Calculating efficiency
Before you can evaluate whether there’s a more efficient way to write this formula, you need a way to figure out efficiency. Fortunately, when we’re working with all the same function, that’s pretty easy — the more functions a formula has to execute on average, the less efficient it is. When a spreadsheet executes an IF() statement, it does the TRUE result, or it does the FALSE result, but not both. So in this example, if A1 was 1, then the very first IF() would return true, the formula would return “one”, and the execution would be done have only 1 IF() check. However, if A1 was -3, then it would have to check ten IF() statements before it was done.
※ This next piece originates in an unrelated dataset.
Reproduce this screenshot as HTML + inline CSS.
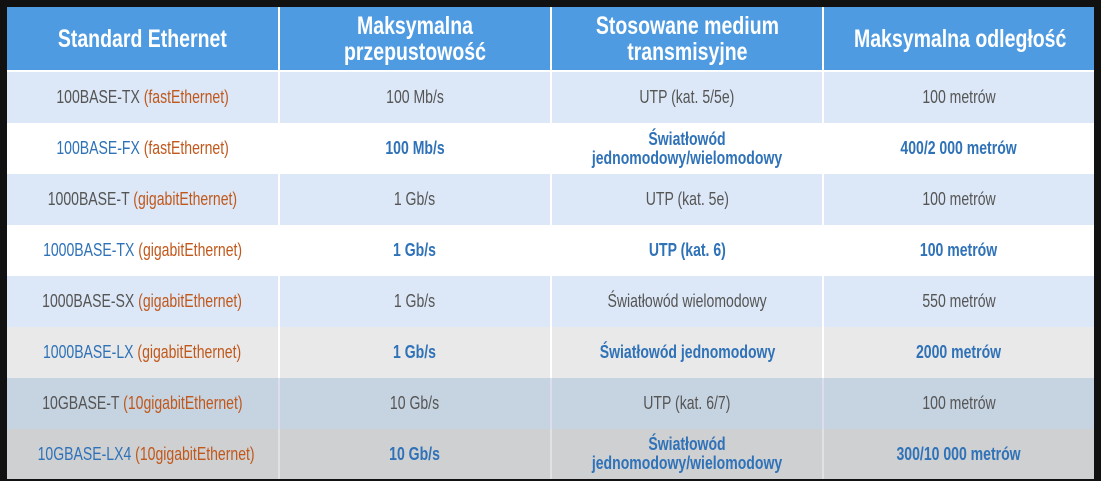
<!DOCTYPE html>
<html><head><meta charset="utf-8"><style>
body{margin:0;width:1101px;height:481px;background:#111;overflow:hidden;font-family:"Liberation Sans",sans-serif;}
table{position:absolute;left:7px;top:7px;width:1087px;border-collapse:collapse;table-layout:fixed;}
td,th{text-align:center;border-right:2px solid #fff;padding:0;line-height:19px;white-space:nowrap;overflow:visible;}
td:last-child,th:last-child{border-right:none}
td>span.s,th>span.s{display:inline-block;transform:scaleX(0.78);}
th{background:#4f9be2;color:#fff;font-size:25px;font-weight:bold;height:63px;line-height:26px;border-bottom:2px solid #fff;}
td{font-size:18px;color:#555;height:51px;}
tr.a td{background:#dce8f7}
tr.b td{background:#fff}
tr.c td{background:#e9e9e9}
tr.d td{background:#c6d3e1;border-right-color:#dde}
tr.e td{background:#cfd0d2;border-right-color:#e2e2e2;height:50px}
.bl td{color:#2f72b8;font-weight:bold}
.bl td:first-child{font-weight:normal;color:#2f72b8}
.o{color:#c0581c}
</style></head><body>
<table>
<colgroup><col style="width:272px"><col style="width:272px"><col style="width:272px"><col style="width:271px"></colgroup>
<tr><th><span class="s">Standard Ethernet</span></th><th><span class="s">Maksymalna<br>przepustowość</span></th><th><span class="s">Stosowane medium<br>transmisyjne</span></th><th><span class="s">Maksymalna odległość</span></th></tr>
<tr class="a"><td><span class="s">100BASE-TX <span class="o">(fastEthernet)</span></span></td><td><span class="s">100 Mb/s</span></td><td><span class="s">UTP (kat. 5/5e)</span></td><td><span class="s">100 metrów</span></td></tr>
<tr class="b bl"><td><span class="s">100BASE-FX <span class="o">(fastEthernet)</span></span></td><td><span class="s">100 Mb/s</span></td><td><span class="s">Światłowód<br>jednomodowy/wielomodowy</span></td><td><span class="s">400/2 000 metrów</span></td></tr>
<tr class="a"><td><span class="s">1000BASE-T <span class="o">(gigabitEthernet)</span></span></td><td><span class="s">1 Gb/s</span></td><td><span class="s">UTP (kat. 5e)</span></td><td><span class="s">100 metrów</span></td></tr>
<tr class="b bl"><td><span class="s">1000BASE-TX <span class="o">(gigabitEthernet)</span></span></td><td><span class="s">1 Gb/s</span></td><td><span class="s">UTP (kat. 6)</span></td><td><span class="s">100 metrów</span></td></tr>
<tr class="a"><td><span class="s">1000BASE-SX <span class="o">(gigabitEthernet)</span></span></td><td><span class="s">1 Gb/s</span></td><td><span class="s">Światłowód wielomodowy</span></td><td><span class="s">550 metrów</span></td></tr>
<tr class="c bl"><td><span class="s">1000BASE-LX <span class="o">(gigabitEthernet)</span></span></td><td><span class="s">1 Gb/s</span></td><td><span class="s">Światłowód jednomodowy</span></td><td><span class="s">2000 metrów</span></td></tr>
<tr class="d"><td><span class="s">10GBASE-T <span class="o">(10gigabitEthernet)</span></span></td><td><span class="s">10 Gb/s</span></td><td><span class="s">UTP (kat. 6/7)</span></td><td><span class="s">100 metrów</span></td></tr>
<tr class="e bl"><td><span class="s">10GBASE-LX4 <span class="o">(10gigabitEthernet)</span></span></td><td><span class="s">10 Gb/s</span></td><td><span class="s">Światłowód<br>jednomodowy/wielomodowy</span></td><td><span class="s">300/10 000 metrów</span></td></tr>
</table>
</body></html>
The average number of executions is equal to the sum of the required checks for each result times the odds of that result. So if the odds of getting a number that wasn’t between 1 and 10 were exactly equal to the odds of getting one within the 1-10 range, then the average number of IF() checks would be 1*1/11+2*1/11+3*1/11+4*1/11+5*1/11+6*1/11+7*1/11+8*1/11+9*1/11+10*1/11+10*1/11 = (1+2+3+4+5+6+7+8+9+10+10)/11=5.9. However, if A1 was any integer between 1 and 100, then the average would be (1+2+3+4+5+6+7+8+9+10+10*90)/100 = 955/100 = 9.55. If it were between 1 and 1000, the average would be 9.955.

As you can see, the data that you’re evaluating can have a big effect on the efficiency of the function.

Alternative structures
Fixed options
If you knew for a fact that A1 would be an integer in the 1-10 range, you could improve the efficiency of the original formula slightly by dropping the last if(), for an average of 5.4.
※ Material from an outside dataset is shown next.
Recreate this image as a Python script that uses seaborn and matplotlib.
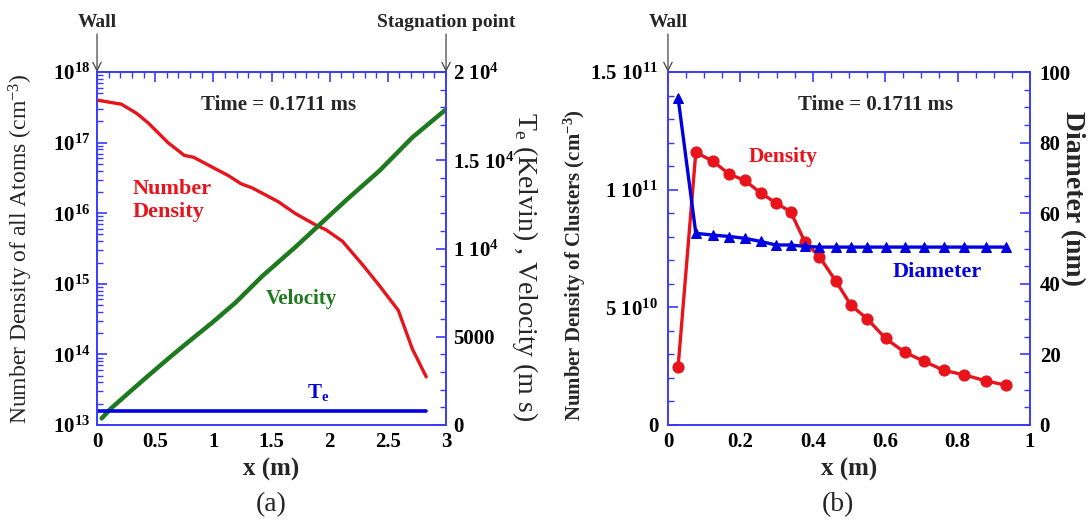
import matplotlib
matplotlib.use("Agg")
import matplotlib.pyplot as plt
import seaborn as sns
from matplotlib.ticker import MultipleLocator, FixedLocator, FixedFormatter, FuncFormatter

# ---------------- data: panel (a) ----------------
nd_x = [0.0, 0.21, 0.34, 0.44, 0.61, 0.75, 0.83, 0.99, 1.13, 1.24, 1.33,
        1.56, 1.70, 1.88, 1.97, 2.11, 2.29, 2.43, 2.59, 2.71, 2.83]
nd_val = [4.0e17, 3.5e17, 2.6e17, 1.9e17, 1.0e17, 6.6e16, 6.2e16, 4.5e16,
          3.4e16, 2.6e16, 2.3e16, 1.45e16, 1.0e16, 6.8e15, 5.8e15, 4.0e15,
          1.8e15, 9.3e14, 4.2e14, 1.2e14, 4.8e13]
vel_x = [0.04, 0.12, 0.41, 0.61, 0.78, 0.99, 1.19, 1.42, 1.71, 1.91, 2.14,
         2.43, 2.71, 2.99]
vel_val = [375, 940, 2620, 3750, 4680, 5800, 6930, 8430, 10110, 11330,
           12730, 14420, 16290, 17830]
te_x = [0.0, 2.83]
te_val = [790, 790]
a_right_ticks = [0, 5000, 10000, 15000, 20000]
a_right_labels = ["0", "5000", r"$\mathdefault{1\ 10^{4}}$",
                  r"$\mathdefault{1.5\ 10^{4}}$", r"$\mathdefault{2\ 10^{4}}$"]

# ---------------- data: panel (b) ----------------
cl_x = [0.028, 0.077, 0.125, 0.170, 0.212, 0.256, 0.298, 0.339, 0.378, 0.418,
        0.464, 0.506, 0.550, 0.601, 0.654, 0.706, 0.762, 0.819, 0.879, 0.935]
cl_density = [2.46e10, 1.159e11, 1.12e11, 1.065e11, 1.04e11, 0.986e11,
              0.944e11, 0.906e11, 0.779e11, 0.716e11, 0.611e11, 0.508e11,
              0.452e11, 0.368e11, 0.309e11, 0.272e11, 0.232e11, 0.213e11,
              0.187e11, 0.169e11]
cl_diameter = [92.7, 54.3, 53.8, 53.4, 52.9, 52.0, 51.0, 51.0, 50.6, 50.4,
               50.4, 50.4, 50.4, 50.4, 50.4, 50.4, 50.4, 50.4, 50.4, 50.4]
b_left_ticks = [0, 5e10, 1e11, 1.5e11]
b_left_labels = ["0", r"$\mathdefault{5\ 10^{10}}$",
                 r"$\mathdefault{1\ 10^{11}}$", r"$\mathdefault{1.5\ 10^{11}}$"]

# ---------------- style ----------------
sns.set_style("white")
plt.rcParams["font.family"] = ["Liberation Serif", "DejaVu Serif"]
plt.rcParams["font.weight"] = "bold"
plt.rcParams["axes.labelweight"] = "bold"
plt.rcParams["mathtext.fontset"] = "custom"
plt.rcParams["mathtext.rm"] = "Liberation Serif"
plt.rcParams["mathtext.bf"] = "Liberation Serif:bold"
plt.rcParams["mathtext.it"] = "Liberation Serif:italic"

RED = "#e8141c"
GREEN = "#1e7a1e"
BLUE = "#0000e0"
SPINE = "#3a3aff"
TICKFS = 15

fig = plt.figure(figsize=(10.9, 5.2), dpi=100)
axA = fig.add_axes([0.0890, 0.1827, 0.3202, 0.6788])
axB = fig.add_axes([0.6128, 0.1827, 0.3321, 0.6788])
axA2 = axA.twinx()
axB2 = axB.twinx()

gfmt = FuncFormatter(lambda v, p: f"{v:g}")


def style_axes(ax):
    for s in ax.spines.values():
        s.set_color(SPINE)
        s.set_linewidth(1.2)
        s.set_visible(True)
    ax.tick_params(axis="both", which="both", direction="in", color=SPINE,
                   labelsize=TICKFS, labelcolor="black")
    ax.tick_params(which="major", length=7, width=1.2, pad=5)
    ax.tick_params(which="minor", length=4, width=1.0)


# ---------------- panel (a) ----------------
axA.set_yscale("log")
sns.lineplot(x=nd_x, y=nd_val, ax=axA, color=RED, linewidth=2.4, sort=False)
sns.lineplot(x=vel_x, y=vel_val, ax=axA2, color=GREEN, linewidth=3.2, sort=False)
sns.lineplot(x=te_x, y=te_val, ax=axA2, color=BLUE, linewidth=2.6, sort=False)
axA.set_xlim(0, 3)
axA.set_ylim(1e13, 1e18)
axA2.set_ylim(0, 20000)
for ax in (axA, axA2):
    style_axes(ax)
axA.xaxis.set_major_locator(MultipleLocator(0.5))
axA.xaxis.set_minor_locator(MultipleLocator(0.1))
axA.xaxis.set_major_formatter(gfmt)
axA.tick_params(axis="x", which="both", top=True)
axA.tick_params(axis="y", which="both", right=False)
axA2.yaxis.set_major_locator(FixedLocator(a_right_ticks))
axA2.yaxis.set_major_formatter(FixedFormatter(a_right_labels))
axA2.yaxis.set_minor_locator(MultipleLocator(1000))
axA2.tick_params(axis="y", which="major", pad=5)

axA.set_xlabel("x (m)", fontsize=18, fontweight="bold", labelpad=4)
axA.set_ylabel(r"Number Density of all Atoms (cm$^{\mathdefault{-3}}$)",
               fontsize=17, fontweight="normal")
axA.yaxis.set_label_coords(-0.178, 0.5)
axA2.set_ylabel(r"T$_{\mathdefault{e}}$ (Kelvin) , Velocity (m s)",
                fontsize=20, fontweight="normal", rotation=270, va="center")
axA2.yaxis.set_label_coords(1.225, 0.45)

axA.text(0.521, 0.906, "Time = 0.1711 ms", transform=axA.transAxes,
         ha="center", va="center", fontsize=15, fontweight="bold")
axA.text(0.103, 0.637, "Number\nDensity", transform=axA.transAxes,
         ha="left", va="center", fontsize=16, fontweight="bold", color=RED,
         linespacing=1.2)
axA.text(0.585, 0.357, "Velocity", transform=axA.transAxes,
         ha="center", va="center", fontsize=15, fontweight="bold", color=GREEN)
axA.text(0.633, 0.091, r"T$_{\mathdefault{e}}$", transform=axA.transAxes,
         ha="center", va="center", fontsize=15, fontweight="bold", color=BLUE)

arrow = dict(arrowstyle="->,head_length=0.6,head_width=0.3", color="#444444",
             lw=0.9, shrinkA=0, shrinkB=0)
for ax, xf, txt in ((axA, 0.0, "Wall"), (axA, 1.0, "Stagnation point"),
                    (axB, 0.0, "Wall")):
    ax.annotate("", xy=(xf, 1), xycoords="axes fraction", xytext=(0, 38),
                textcoords="offset pixels", arrowprops=arrow)
    ax.annotate(txt, xy=(xf, 1), xycoords="axes fraction", xytext=(0, 50),
                textcoords="offset pixels", ha="center", va="center",
                fontsize=14, fontweight="bold")

# ---------------- panel (b) ----------------
sns.lineplot(x=cl_x, y=cl_density, ax=axB, color=RED, linewidth=2.4,
             marker="o", markersize=8, markeredgecolor=RED, sort=False)
sns.lineplot(x=cl_x, y=cl_diameter, ax=axB2, color=BLUE, linewidth=2.4,
             marker="^", markersize=7, markeredgecolor=BLUE, sort=False)
axB.set_xlim(0, 1)
axB.set_ylim(0, 1.5e11)
axB2.set_ylim(0, 100)
for ax in (axB, axB2):
    style_axes(ax)
axB.xaxis.set_major_locator(MultipleLocator(0.2))
axB.xaxis.set_minor_locator(MultipleLocator(0.05))
axB.xaxis.set_major_formatter(gfmt)
axB.tick_params(axis="x", which="both", top=True)
axB.tick_params(axis="y", which="both", right=False)
axB.tick_params(axis="y", which="major", pad=7)
axB.yaxis.set_major_locator(FixedLocator(b_left_ticks))
axB.yaxis.set_major_formatter(FixedFormatter(b_left_labels))
axB.yaxis.set_minor_locator(MultipleLocator(1e10))
axB2.yaxis.set_major_locator(MultipleLocator(20))
axB2.yaxis.set_minor_locator(MultipleLocator(5))
axB2.tick_params(axis="y", which="major", pad=7)

axB.set_xlabel("x (m)", fontsize=18, fontweight="bold", labelpad=4)
axB.set_ylabel(r"Number Density of Clusters (cm$^{\mathdefault{-3}}$)",
               fontsize=15, fontweight="bold")
axB.yaxis.set_label_coords(-0.221, 0.453)
axB2.set_ylabel("Diameter (nm)", fontsize=20, fontweight="bold",
                rotation=270, va="center")
axB2.yaxis.set_label_coords(1.118, 0.643)

axB.text(0.574, 0.906, "Time = 0.1711 ms", transform=axB.transAxes,
         ha="center", va="center", fontsize=15, fontweight="bold")
axB.text(0.318, 0.759, "Density", transform=axB.transAxes,
         ha="center", va="center", fontsize=15.5, fontweight="bold", color=RED)
axB.text(0.743, 0.433, "Diameter", transform=axB.transAxes,
         ha="center", va="center", fontsize=16, fontweight="bold", color=BLUE)

fig.text(271 / 1090, 1 - 505 / 520, "(a)", ha="center", va="center",
         fontsize=20, fontweight="normal")
fig.text(838 / 1090, 1 - 505 / 520, "(b)", ha="center", va="center",
         fontsize=20, fontweight="normal")

fig.savefig("out.png", dpi=100)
=if(A1=1,”one”, if(A1=2,”two”, if(A1=3,”three”, if(A1=4,”four”, if(A1=5,”five”, if(A1=6,”six”, if(A1=7,”seven”, if(A1=8,”eight”, if(A1=9,”nine”, “ten”)))))))))

If you do something like this, however, you want to be very certain that you’ve covered all of the possible values. It would, for example, work well if you’re trying to convert letter grades to numbers, in order to calculate GPA. Whether you’re restricting it to plain letters (A, B, C, D, F) or allow +/-, you still have a finite number and there’s no possibility of something outside of those values. You could even use it to covert from numbers to letters grades, because there’s a finite number of ranges even though there’s an arguably infinite number of possible numbers in each range. But if there’s any chance whatsoever that you’ve got something outside of the expected possibilities — say, for example, the data was entered by hand with no limits on the values that could be entered, or perhaps the data was scanned in and interpretted by OCR — you absolutely want to keep a last if() which covers such potential errors, even though it decreases efficiency a tiny bit.

Likelihood order
In the 1-100 scenario, you can drastically reduce the average number of executions with one simple change: move the most likely option to the beginning. For example:

=if(A1>10,”Not between 1 and 10″,if(A1=1,”one”, if(A1=2,”two”, if(A1=3,”three”, if(A1=4,”four”, if(A1=5,”five”, if(A1=6,”six”, if(A1=7,”seven”, if(A1=8,”eight”, if(A1=9,”nine”, “ten”))))))))))

This would make the average (1*90+2+3+4+5+6+7+8+9+10+10)/100 = 154/100 = 1.54 — much better! In the 1-1000 case it would be even better… (1*990+2+3…+10+10)/1000 = 1054/1000 = 1.054. This depends, however, on knowing that one choice is significantly more likely than the others.

Divide & conquer
Lastly, there’s an approach that you can use whenever you have ordered data, which is to say data which has a natural order, wherein one thing can be recognized as being less than another. It probably has many names, but I’m going to call it the divide and conquer strategy. Instead of testing them in order (one and then two and then three…), you could use something like:

=if(A1>5, if(A1>7, if(A1>8,if(A1=9,”nine”,”ten”),”eight”), if(A1=6,”six”,”seven”)), if(A1>2,if(A1>3, if(A1=4,”four”,”five”),”three”), if(A1=1,”one”,”two”)))

If you’re having trouble following that logic, here’s a quick decision tree to help illustrate it. Start at the top and follow the branches down, and the number of blue nodes you have to pass through to get to a particular green one is the number of checks the formula has to go through to get that answer.
10-choice DecisionTree

(And yes, I built that in a spreadsheet using font formatting, borders, and background coloring, since I didn’t like the results of trying to use any of the “smart art” options.)

Looked at this way, the number of checks you’d need to do in order to determine that the result is “one” is 3 (>5, >2, and =1), which is notably worse than the 1 you’d need in the in-order approach. However, the number of steps you’d need to find “ten” is only 4 (>5, >7, >8, and =9). The average would be (3+3+3+4+4+3+3+3+4+4)/10 = 34/10 = 3.4

That might not seem like a huge improvement over 5.4, but the larger the data set gets, the more of an improvement you get. If you had 16 items, the ordered approach would have an average efficiency of 8.5, but this approach would only be 4. At 32 items it would be 16.5 and 5, and at 64 it would, hypothetically, be 32.5 and 6.

I say hypothetically because pretty much any spreadsheet program is going to have a limit on how deeply you can nest if() statements. If you actually have to have an if statement that’s larger that that limit then dividing it up is the only way to do it.